Monday 29 May: From Biarritz airport a shuttle bus runs to the French riverside cathedral town of Bayonne where I spend the day before catching the reduced service 9:00pm local train (it's a French religious holiday) to St-Jean-Pied-de-Port, the traditional starting point for the Camino de Frances. First I call into the Accueil or pilgrim's office to obtain my credencial or pilgrim passport - this important document allows access to discounted pilgrim accommodation and meals en-route and is date stamped at albergues (pilgrim's refuges) and other places to serve as proof you have survived the entire camino.
Imagine my surprise, when I arrive at Sarl Zuharpepa albergue which the Accueil has allocated to me, and spy Natcho sitting on the bed next to mine - a happy coincidence.
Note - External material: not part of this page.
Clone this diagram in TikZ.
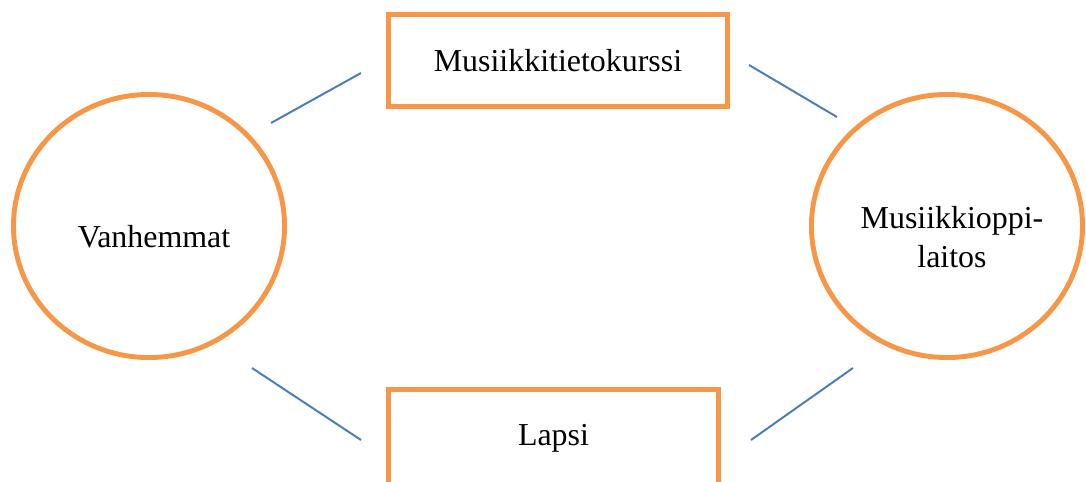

I also meet Irish couple Erin & Cameron who arrive at the same time.
Sarl Zuharpepa albergue (12) - mixed 14-bed dorm with comfortable single beds (not bunks), en-suite hot water (important if you wet-shave) and showers, plus free wifi.
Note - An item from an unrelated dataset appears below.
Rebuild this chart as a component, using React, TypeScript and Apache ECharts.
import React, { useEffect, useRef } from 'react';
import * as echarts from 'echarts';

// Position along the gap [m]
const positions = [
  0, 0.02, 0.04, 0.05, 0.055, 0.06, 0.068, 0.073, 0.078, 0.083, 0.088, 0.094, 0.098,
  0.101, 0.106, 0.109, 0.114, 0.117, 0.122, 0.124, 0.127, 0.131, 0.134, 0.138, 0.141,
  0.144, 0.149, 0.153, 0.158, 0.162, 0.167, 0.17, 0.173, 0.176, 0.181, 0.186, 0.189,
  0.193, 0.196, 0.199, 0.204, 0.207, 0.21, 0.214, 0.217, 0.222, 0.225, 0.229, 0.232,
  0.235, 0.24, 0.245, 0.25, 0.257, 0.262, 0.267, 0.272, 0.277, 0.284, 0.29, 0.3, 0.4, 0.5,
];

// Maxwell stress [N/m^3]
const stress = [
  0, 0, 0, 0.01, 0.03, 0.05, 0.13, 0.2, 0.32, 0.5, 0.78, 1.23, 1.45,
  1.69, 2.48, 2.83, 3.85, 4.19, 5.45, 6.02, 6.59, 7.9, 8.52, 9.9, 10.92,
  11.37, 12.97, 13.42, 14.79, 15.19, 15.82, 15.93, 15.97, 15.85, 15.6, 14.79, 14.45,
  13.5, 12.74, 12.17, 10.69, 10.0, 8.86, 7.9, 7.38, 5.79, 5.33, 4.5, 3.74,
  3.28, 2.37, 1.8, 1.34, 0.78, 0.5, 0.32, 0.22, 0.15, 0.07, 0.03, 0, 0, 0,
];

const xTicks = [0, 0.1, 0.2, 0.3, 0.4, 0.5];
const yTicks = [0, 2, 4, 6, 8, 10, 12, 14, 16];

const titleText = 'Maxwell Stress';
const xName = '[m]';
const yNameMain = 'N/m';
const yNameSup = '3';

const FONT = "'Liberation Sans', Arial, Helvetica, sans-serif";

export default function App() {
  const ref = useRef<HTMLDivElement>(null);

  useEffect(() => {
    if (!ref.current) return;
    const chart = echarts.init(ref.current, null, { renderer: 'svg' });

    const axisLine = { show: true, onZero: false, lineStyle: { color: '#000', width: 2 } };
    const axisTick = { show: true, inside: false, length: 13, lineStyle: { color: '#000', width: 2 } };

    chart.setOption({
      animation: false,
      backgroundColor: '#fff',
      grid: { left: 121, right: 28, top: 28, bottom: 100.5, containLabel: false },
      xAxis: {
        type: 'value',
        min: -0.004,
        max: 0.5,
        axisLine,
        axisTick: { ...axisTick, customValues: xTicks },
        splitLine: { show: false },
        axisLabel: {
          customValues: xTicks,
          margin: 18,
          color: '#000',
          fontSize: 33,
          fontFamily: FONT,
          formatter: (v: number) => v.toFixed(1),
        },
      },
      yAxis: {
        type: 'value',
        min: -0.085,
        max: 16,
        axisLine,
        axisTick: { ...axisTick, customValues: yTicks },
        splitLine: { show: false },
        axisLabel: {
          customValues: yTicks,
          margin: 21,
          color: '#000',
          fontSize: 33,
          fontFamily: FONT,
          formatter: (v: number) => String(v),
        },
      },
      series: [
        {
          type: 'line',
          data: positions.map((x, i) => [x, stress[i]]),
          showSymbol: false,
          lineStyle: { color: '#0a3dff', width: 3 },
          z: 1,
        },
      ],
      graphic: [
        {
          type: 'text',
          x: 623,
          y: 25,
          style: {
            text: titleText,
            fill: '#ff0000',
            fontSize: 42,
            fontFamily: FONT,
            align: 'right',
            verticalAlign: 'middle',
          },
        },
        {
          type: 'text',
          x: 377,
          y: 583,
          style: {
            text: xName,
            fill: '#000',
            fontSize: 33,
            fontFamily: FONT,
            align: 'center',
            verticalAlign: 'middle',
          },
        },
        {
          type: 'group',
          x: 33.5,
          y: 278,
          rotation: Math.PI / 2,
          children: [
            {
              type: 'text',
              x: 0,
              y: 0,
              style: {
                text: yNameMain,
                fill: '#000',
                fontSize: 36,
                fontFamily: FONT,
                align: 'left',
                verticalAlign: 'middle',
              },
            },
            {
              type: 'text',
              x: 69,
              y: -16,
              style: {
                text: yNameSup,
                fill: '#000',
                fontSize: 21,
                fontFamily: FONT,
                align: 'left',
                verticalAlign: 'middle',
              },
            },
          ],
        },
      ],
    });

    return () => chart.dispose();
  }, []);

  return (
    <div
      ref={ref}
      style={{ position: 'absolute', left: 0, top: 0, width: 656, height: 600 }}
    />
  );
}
Tuesday 30 May: St-Jean-Pied-de-Port to Roncesvalles - 16 miles (25km). It's an early start and once out of a misty St-Jean it's up, up, up along the strenuous Route de Napoleon with spectacular views back down to France. I accompany Natcho safely over the border and into Spain where I leave him soaking his feet in a the Fontaine de Roland. Like most first time walkers Nacho is suffering a bit, he's a big lad. Once over Col de Lepoeder it's down, down, down, to the abbey at Roncesvalles. It is here, in 778, that Roland, commander of Charlemagne's rear-guard, was killed by Basque tribesmen - yes, we are in Basque country.
I have an enjoyable dinner with Natcho, a Canadian girl and a quiet English girl with striking dreadlocks, Natasha. At €9 the three course pilgrim's menu at the abbey restaurant seems good value but the food's not great. During our conversation Natcho tells us that tapas were originally free bites served with wine so as not to drink on an empty stomach. Older style bars still serve simple tapas free, as I will later discover.
Albergue de Peregrinos (10) in the abbey building - modern with comfortable purpose-built bunks in cosy four-bed compartments with power points and free wifi. Hot water and showers, but no blankets provided, it's a chilly mountain night.

Photos of the Camino de Santiago: The Pyrenees. I've now walked 16 miles (25km).